Start of Data block

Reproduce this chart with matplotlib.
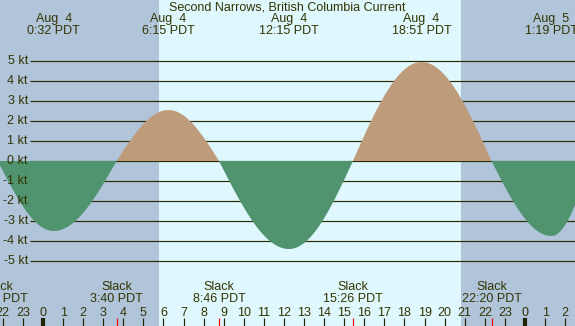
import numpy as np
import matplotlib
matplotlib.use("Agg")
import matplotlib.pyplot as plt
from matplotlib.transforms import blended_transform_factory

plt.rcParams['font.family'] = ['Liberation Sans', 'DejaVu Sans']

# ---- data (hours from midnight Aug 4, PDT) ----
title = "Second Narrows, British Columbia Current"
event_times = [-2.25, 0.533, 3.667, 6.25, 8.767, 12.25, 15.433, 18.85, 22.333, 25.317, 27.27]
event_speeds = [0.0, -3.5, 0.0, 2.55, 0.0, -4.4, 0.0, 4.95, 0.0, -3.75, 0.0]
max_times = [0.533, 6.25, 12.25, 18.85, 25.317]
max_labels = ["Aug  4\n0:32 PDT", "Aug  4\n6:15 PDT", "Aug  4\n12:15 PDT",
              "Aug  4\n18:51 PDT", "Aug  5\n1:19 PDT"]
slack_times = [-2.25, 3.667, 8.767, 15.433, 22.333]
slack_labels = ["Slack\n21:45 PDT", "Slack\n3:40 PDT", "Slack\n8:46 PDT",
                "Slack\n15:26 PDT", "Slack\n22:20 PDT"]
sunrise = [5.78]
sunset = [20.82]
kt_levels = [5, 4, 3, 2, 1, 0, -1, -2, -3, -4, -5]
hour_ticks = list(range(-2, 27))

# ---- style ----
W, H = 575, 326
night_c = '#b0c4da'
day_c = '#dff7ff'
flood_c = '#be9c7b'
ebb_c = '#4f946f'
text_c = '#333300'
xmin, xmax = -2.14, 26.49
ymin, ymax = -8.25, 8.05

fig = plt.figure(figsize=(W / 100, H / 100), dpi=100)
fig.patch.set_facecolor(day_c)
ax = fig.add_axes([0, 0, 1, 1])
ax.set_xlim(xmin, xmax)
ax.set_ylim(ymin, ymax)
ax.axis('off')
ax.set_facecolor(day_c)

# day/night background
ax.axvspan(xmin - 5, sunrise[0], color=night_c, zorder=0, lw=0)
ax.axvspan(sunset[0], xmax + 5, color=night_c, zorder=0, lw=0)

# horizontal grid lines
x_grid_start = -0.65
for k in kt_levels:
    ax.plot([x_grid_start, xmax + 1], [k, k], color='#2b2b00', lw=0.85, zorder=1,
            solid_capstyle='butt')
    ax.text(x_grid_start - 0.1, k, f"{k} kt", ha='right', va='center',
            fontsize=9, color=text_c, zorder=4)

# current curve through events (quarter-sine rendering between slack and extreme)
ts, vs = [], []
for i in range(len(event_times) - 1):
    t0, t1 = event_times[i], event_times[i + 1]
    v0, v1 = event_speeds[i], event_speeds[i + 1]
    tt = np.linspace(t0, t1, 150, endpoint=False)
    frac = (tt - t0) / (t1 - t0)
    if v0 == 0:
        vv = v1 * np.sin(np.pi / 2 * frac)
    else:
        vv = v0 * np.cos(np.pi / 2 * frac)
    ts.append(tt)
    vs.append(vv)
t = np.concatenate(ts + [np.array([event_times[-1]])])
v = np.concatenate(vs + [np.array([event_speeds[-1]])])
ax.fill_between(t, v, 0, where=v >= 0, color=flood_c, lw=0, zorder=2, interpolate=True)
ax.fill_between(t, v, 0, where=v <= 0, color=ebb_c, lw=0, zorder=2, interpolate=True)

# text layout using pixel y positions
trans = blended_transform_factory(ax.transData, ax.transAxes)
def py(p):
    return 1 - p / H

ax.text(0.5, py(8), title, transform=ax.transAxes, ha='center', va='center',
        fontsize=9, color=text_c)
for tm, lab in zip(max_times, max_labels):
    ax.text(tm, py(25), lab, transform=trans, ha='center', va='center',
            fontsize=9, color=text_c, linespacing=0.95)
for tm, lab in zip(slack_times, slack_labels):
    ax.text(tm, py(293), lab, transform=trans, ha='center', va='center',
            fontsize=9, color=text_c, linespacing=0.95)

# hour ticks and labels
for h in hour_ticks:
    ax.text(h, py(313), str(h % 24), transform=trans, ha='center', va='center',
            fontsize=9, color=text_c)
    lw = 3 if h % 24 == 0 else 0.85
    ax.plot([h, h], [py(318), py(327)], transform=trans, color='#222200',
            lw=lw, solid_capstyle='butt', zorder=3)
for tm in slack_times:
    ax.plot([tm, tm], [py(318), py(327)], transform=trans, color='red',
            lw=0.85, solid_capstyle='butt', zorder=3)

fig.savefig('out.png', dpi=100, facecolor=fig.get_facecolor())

End of Data block

● **Job**
Ignore the images and quote every line of the listing exactly.

● **Problem solution**
Reproduce this chart with matplotlib.
import numpy as np
import matplotlib
matplotlib.use("Agg")
import matplotlib.pyplot as plt
from matplotlib.transforms import blended_transform_factory

plt.rcParams['font.family'] = ['Liberation Sans', 'DejaVu Sans']

# ---- data (hours from midnight Aug 4, PDT) ----
title = "Second Narrows, British Columbia Current"
event_times = [-2.25, 0.533, 3.667, 6.25, 8.767, 12.25, 15.433, 18.85, 22.333, 25.317, 27.27]
event_speeds = [0.0, -3.5, 0.0, 2.55, 0.0, -4.4, 0.0, 4.95, 0.0, -3.75, 0.0]
max_times = [0.533, 6.25, 12.25, 18.85, 25.317]
max_labels = ["Aug  4\n0:32 PDT", "Aug  4\n6:15 PDT", "Aug  4\n12:15 PDT",
              "Aug  4\n18:51 PDT", "Aug  5\n1:19 PDT"]
slack_times = [-2.25, 3.667, 8.767, 15.433, 22.333]
slack_labels = ["Slack\n21:45 PDT", "Slack\n3:40 PDT", "Slack\n8:46 PDT",
                "Slack\n15:26 PDT", "Slack\n22:20 PDT"]
sunrise = [5.78]
sunset = [20.82]
kt_levels = [5, 4, 3, 2, 1, 0, -1, -2, -3, -4, -5]
hour_ticks = list(range(-2, 27))

# ---- style ----
W, H = 575, 326
night_c = '#b0c4da'
day_c = '#dff7ff'
flood_c = '#be9c7b'
ebb_c = '#4f946f'
text_c = '#333300'
xmin, xmax = -2.14, 26.49
ymin, ymax = -8.25, 8.05

fig = plt.figure(figsize=(W / 100, H / 100), dpi=100)
fig.patch.set_facecolor(day_c)
ax = fig.add_axes([0, 0, 1, 1])
ax.set_xlim(xmin, xmax)
ax.set_ylim(ymin, ymax)
ax.axis('off')
ax.set_facecolor(day_c)

# day/night background
ax.axvspan(xmin - 5, sunrise[0], color=night_c, zorder=0, lw=0)
ax.axvspan(sunset[0], xmax + 5, color=night_c, zorder=0, lw=0)

# horizontal grid lines
x_grid_start = -0.65
for k in kt_levels:
    ax.plot([x_grid_start, xmax + 1], [k, k], color='#2b2b00', lw=0.85, zorder=1,
            solid_capstyle='butt')
    ax.text(x_grid_start - 0.1, k, f"{k} kt", ha='right', va='center',
            fontsize=9, color=text_c, zorder=4)

# current curve through events (quarter-sine rendering between slack and extreme)
ts, vs = [], []
for i in range(len(event_times) - 1):
    t0, t1 = event_times[i], event_times[i + 1]
    v0, v1 = event_speeds[i], event_speeds[i + 1]
    tt = np.linspace(t0, t1, 150, endpoint=False)
    frac = (tt - t0) / (t1 - t0)
    if v0 == 0:
        vv = v1 * np.sin(np.pi / 2 * frac)
    else:
        vv = v0 * np.cos(np.pi / 2 * frac)
    ts.append(tt)
    vs.append(vv)
t = np.concatenate(ts + [np.array([event_times[-1]])])
v = np.concatenate(vs + [np.array([event_speeds[-1]])])
ax.fill_between(t, v, 0, where=v >= 0, color=flood_c, lw=0, zorder=2, interpolate=True)
ax.fill_between(t, v, 0, where=v <= 0, color=ebb_c, lw=0, zorder=2, interpolate=True)

# text layout using pixel y positions
trans = blended_transform_factory(ax.transData, ax.transAxes)
def py(p):
    return 1 - p / H

ax.text(0.5, py(8), title, transform=ax.transAxes, ha='center', va='center',
        fontsize=9, color=text_c)
for tm, lab in zip(max_times, max_labels):
    ax.text(tm, py(25), lab, transform=trans, ha='center', va='center',
            fontsize=9, color=text_c, linespacing=0.95)
for tm, lab in zip(slack_times, slack_labels):
    ax.text(tm, py(293), lab, transform=trans, ha='center', va='center',
            fontsize=9, color=text_c, linespacing=0.95)

# hour ticks and labels
for h in hour_ticks:
    ax.text(h, py(313), str(h % 24), transform=trans, ha='center', va='center',
            fontsize=9, color=text_c)
    lw = 3 if h % 24 == 0 else 0.85
    ax.plot([h, h], [py(318), py(327)], transform=trans, color='#222200',
            lw=lw, solid_capstyle='butt', zorder=3)
for tm in slack_times:
    ax.plot([tm, tm], [py(318), py(327)], transform=trans, color='red',
            lw=0.85, solid_capstyle='butt', zorder=3)

fig.savefig('out.png', dpi=100, facecolor=fig.get_facecolor())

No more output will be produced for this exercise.